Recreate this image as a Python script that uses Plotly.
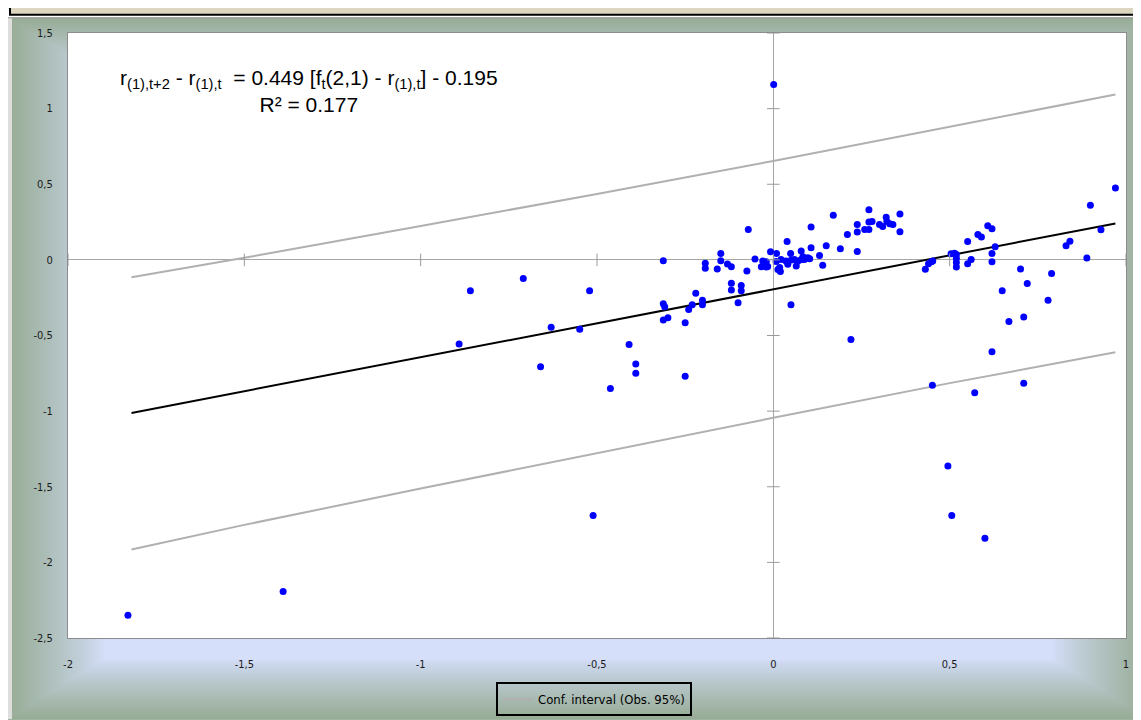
import base64
import struct
import zlib

import numpy as np
import plotly.graph_objects as go

# ---------------- data ----------------
obs_x = [-1.830, -1.390, -0.891, -0.859, -0.709, -0.660, -0.630, -0.549, -0.521, -0.511,
         -0.462, -0.409, -0.390, -0.390, -0.312, -0.312, -0.308, -0.312, -0.299, -0.250,
         -0.250, -0.240, -0.230, -0.220, -0.201, -0.201, -0.193, -0.193, -0.149, -0.149,
         -0.159, -0.130, -0.119, -0.119, -0.119, -0.091, -0.091, -0.100, -0.071, -0.075,
         -0.052, -0.034, -0.020, -0.020, -0.030, -0.025, -0.016, -0.008, 0.001, 0.008,
         0.009, 0.013, 0.020, 0.018, 0.022, 0.036, 0.039, 0.041, 0.049, 0.051,
         0.050, 0.060, 0.065, 0.070, 0.079, 0.079, 0.084, 0.088, 0.098, 0.103,
         0.107, 0.107, 0.131, 0.140, 0.150, 0.170, 0.190, 0.210, 0.220, 0.238,
         0.238, 0.238, 0.259, 0.271, 0.271, 0.280, 0.271, 0.301, 0.310, 0.320,
         0.322, 0.330, 0.339, 0.359, 0.359, 0.431, 0.440, 0.448, 0.452, 0.451,
         0.495, 0.504, 0.506, 0.514, 0.519, 0.519, 0.519, 0.519, 0.551, 0.551,
         0.561, 0.571, 0.580, 0.590, 0.600, 0.608, 0.620, 0.620, 0.620, 0.629,
         0.620, 0.649, 0.668, 0.701, 0.710, 0.710, 0.720, 0.779, 0.789, 0.830,
         0.841, 0.889, 0.899, 0.929, 0.970]
obs_y = [-2.350, -2.193, -0.557, -0.204, -0.123, -0.707, -0.446, -0.459, -0.204, -1.690,
         -0.851, -0.559, -0.688, -0.750, -0.005, -0.290, -0.310, -0.397, -0.382, -0.770,
         -0.415, -0.328, -0.297, -0.221, -0.267, -0.297, -0.023, -0.056, 0.042, -0.005,
         -0.060, -0.027, -0.045, -0.154, -0.199, -0.169, -0.204, -0.284, 0.201, -0.073,
         0.005, -0.045, -0.012, -0.047, -0.008, -0.034, -0.044, 0.054, 1.160, -0.010,
         0.042, -0.064, -0.077, -0.051, 0.003, -0.008, 0.121, -0.029, 0.042, -0.001,
         -0.297, 0.003, -0.041, -0.008, 0.003, 0.058, 0.021, 0.003, 0.014, 0.008,
         0.217, 0.080, 0.029, -0.036, 0.093, 0.295, 0.073, 0.167, -0.526, 0.234,
         0.184, 0.056, 0.201, 0.201, 0.250, 0.254, 0.332, 0.234, 0.221, 0.282,
         0.254, 0.239, 0.234, 0.304, 0.186, -0.062, -0.025, -0.012, -0.008, -0.829,
         -1.363, 0.040, -1.690, 0.044, 0.036, 0.010, -0.018, -0.047, 0.121, -0.025,
         0.003, -0.879, 0.167, 0.152, -1.840, 0.225, 0.206, 0.042, -0.012, 0.086,
         -0.607, -0.204, -0.408, -0.060, -0.378, -0.816, -0.156, -0.267, -0.090, 0.093,
         0.123, 0.012, 0.361, 0.199, 0.476]

reg_x = [-1.82, 0.97]
reg_y = [-1.012, 0.241]

ci_x = [-1.82, -1.5, -1.0, -0.5, 0.0, 0.5, 0.97]
ci_upper = [-0.115, 0.014, 0.224, 0.436, 0.654, 0.878, 1.093]
ci_lower = [-1.915, -1.752, -1.512, -1.276, -1.044, -0.815, -0.611]

x_ticks = [-2, -1.5, -1, -0.5, 0, 0.5, 1]
x_ticktext = ["-2", "-1,5", "-1", "-0,5", "0", "0,5", "1"]
y_ticks = [1.5, 1, 0.5, 0, -0.5, -1, -1.5, -2, -2.5]
y_ticktext = ["1,5", "1", "0,5", "0", "-0,5", "-1", "-1,5", "-2", "-2,5"]

legend_name = "Conf. interval (Obs. 95%)"
equation = ("r<sub>(1),t+2</sub> - r<sub>(1),t</sub>\u00a0\u00a0= 0.449 [f<sub>t</sub>(2,1) - "
            "r<sub>(1),t</sub>] - 0.195<br>R² = 0.177")

# ---------------- layout geometry (pixels) ----------------
W, H = 1141, 720
PL, PR, PT, PB = 60, 1118, 25, 638
pw, ph = PR - PL, PB - PT


def px(x):
    return (x - PL) / pw


def py(y):
    return (PB - y) / ph


# ---------------- background gradient image ----------------
def gradient_png():
    w, h = W, H
    top = 9
    cx, cy = w / 2.0, (top + h) / 2.0
    hw, hh = w / 2.0, (h - top) / 2.0
    xs = (np.arange(w) + 0.5 - cx) / hw
    ys = (np.arange(h) + 0.5 - cy) / hh
    t = np.maximum(np.abs(xs)[None, :], np.abs(ys)[:, None])
    s = np.clip((t - 0.83) / 0.17, 0, 1)
    s = s ** 0.85
    blue = np.array([213, 223, 250], float)
    green = np.array([151, 172, 149], float)
    img = blue[None, None, :] * (1 - s[..., None]) + green[None, None, :] * s[..., None]
    img = img.astype(np.uint8)
    img[:top, :, :] = 255
    img[top, :, :] = 140
    raw = np.zeros((h, w * 3 + 1), np.uint8)
    raw[:, 1:] = img.reshape(h, -1)

    def chunk(tag, data):
        return (struct.pack(">I", len(data)) + tag + data +
                struct.pack(">I", zlib.crc32(tag + data) & 0xFFFFFFFF))

    png = (b"\x89PNG\r\n\x1a\n" +
           chunk(b"IHDR", struct.pack(">IIBBBBB", w, h, 8, 2, 0, 0, 0)) +
           chunk(b"IDAT", zlib.compress(raw.tobytes(), 9)) +
           chunk(b"IEND", b""))
    return "data:image/png;base64," + base64.b64encode(png).decode()


NARROW = "DejaVu Sans Condensed, Liberation Sans Narrow, Arial Narrow, sans-serif"

fig = go.Figure()

# confidence interval (one legend entry)
fig.add_trace(go.Scatter(
    x=ci_x + [None] + ci_x, y=ci_upper + [None] + ci_lower,
    mode="lines", name=legend_name, connectgaps=False,
    line=dict(color="#b0b0b0", width=2), showlegend=True))

# regression line
fig.add_trace(go.Scatter(x=reg_x, y=reg_y, mode="lines",
                         line=dict(color="black", width=2), showlegend=False))

# observations
fig.add_trace(go.Scatter(x=obs_x, y=obs_y, mode="markers",
                         marker=dict(color="#0000ff", size=7), showlegend=False))

# tick marks crossing the zero axes
fig.add_trace(go.Scatter(x=[0] * len(y_ticks), y=y_ticks, mode="markers", hoverinfo="skip",
                         marker=dict(symbol="line-ew", size=9, line=dict(color="#9a9a9a", width=1)),
                         showlegend=False))
fig.add_trace(go.Scatter(x=x_ticks, y=[0] * len(x_ticks), mode="markers", hoverinfo="skip",
                         marker=dict(symbol="line-ns", size=9, line=dict(color="#9a9a9a", width=1)),
                         showlegend=False))

tick_font = dict(family=NARROW, size=11, color="#1a1a1a")

fig.update_xaxes(range=[-2, 1], tickvals=x_ticks, ticktext=x_ticktext, showgrid=False,
                 zeroline=True, zerolinecolor="#a6a6a6", zerolinewidth=1,
                 showline=True, mirror=True, linecolor="#8c8c8c", linewidth=1,
                 ticks="", tickfont=tick_font, ticklabelstandoff=16)
fig.update_yaxes(range=[-2.5, 1.5], tickvals=y_ticks, ticktext=y_ticktext, showgrid=False,
                 zeroline=True, zerolinecolor="#a6a6a6", zerolinewidth=1,
                 showline=True, mirror=True, linecolor="#8c8c8c", linewidth=1,
                 ticks="", tickfont=tick_font, ticklabelstandoff=12)

eq_font = dict(family="Liberation Sans, Arial, sans-serif", size=21, color="black")
fig.add_annotation(xref="paper", yref="paper", x=px(301), y=py(84),
                   text=equation, showarrow=False, align="center",
                   xanchor="center", yanchor="middle", font=eq_font)

fig.add_layout_image(dict(source=gradient_png(), xref="paper", yref="paper",
                          x=px(0), y=py(0), sizex=W / pw, sizey=H / ph,
                          xanchor="left", yanchor="top", sizing="stretch", layer="below"))

# white plot area above the background image
fig.add_shape(type="rect", xref="paper", yref="paper", x0=0, x1=1, y0=0, y1=1,
              fillcolor="white", line=dict(width=0), layer="below")
# title box at top and thin light strip at left edge
fig.add_shape(type="rect", xref="paper", yref="paper", x0=px(2), x1=px(1132), y0=py(-6), y1=py(6.5),
              fillcolor="#ddd7c1", line=dict(color="black", width=2), layer="above")
fig.add_shape(type="rect", xref="paper", yref="paper", x0=px(0), x1=px(4), y0=py(10), y1=py(720),
              fillcolor="#dedede", line=dict(width=0), layer="above")

fig.update_layout(
    width=W, height=H,
    margin=dict(l=PL, r=W - PR, t=PT, b=H - PB),
    paper_bgcolor="#a0b4a2", plot_bgcolor="white",
    showlegend=True,
    legend=dict(x=px(684), y=py(700), xanchor="right", yanchor="middle",
                bgcolor="rgba(0,0,0,0)", bordercolor="black", borderwidth=2,
                font=dict(family=NARROW, size=13, color="black")),
)

fig.write_html("out.html")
****************************************
| Your task |
Your task is to restate word for word the lines from the top of the data to the line containing "import plotly.graph_objects as go", both ends included, with every picture left out.

| Response |
Recreate this image as a Python script that uses Plotly.
import base64
import struct
import zlib

import numpy as np
import plotly.graph_objects as go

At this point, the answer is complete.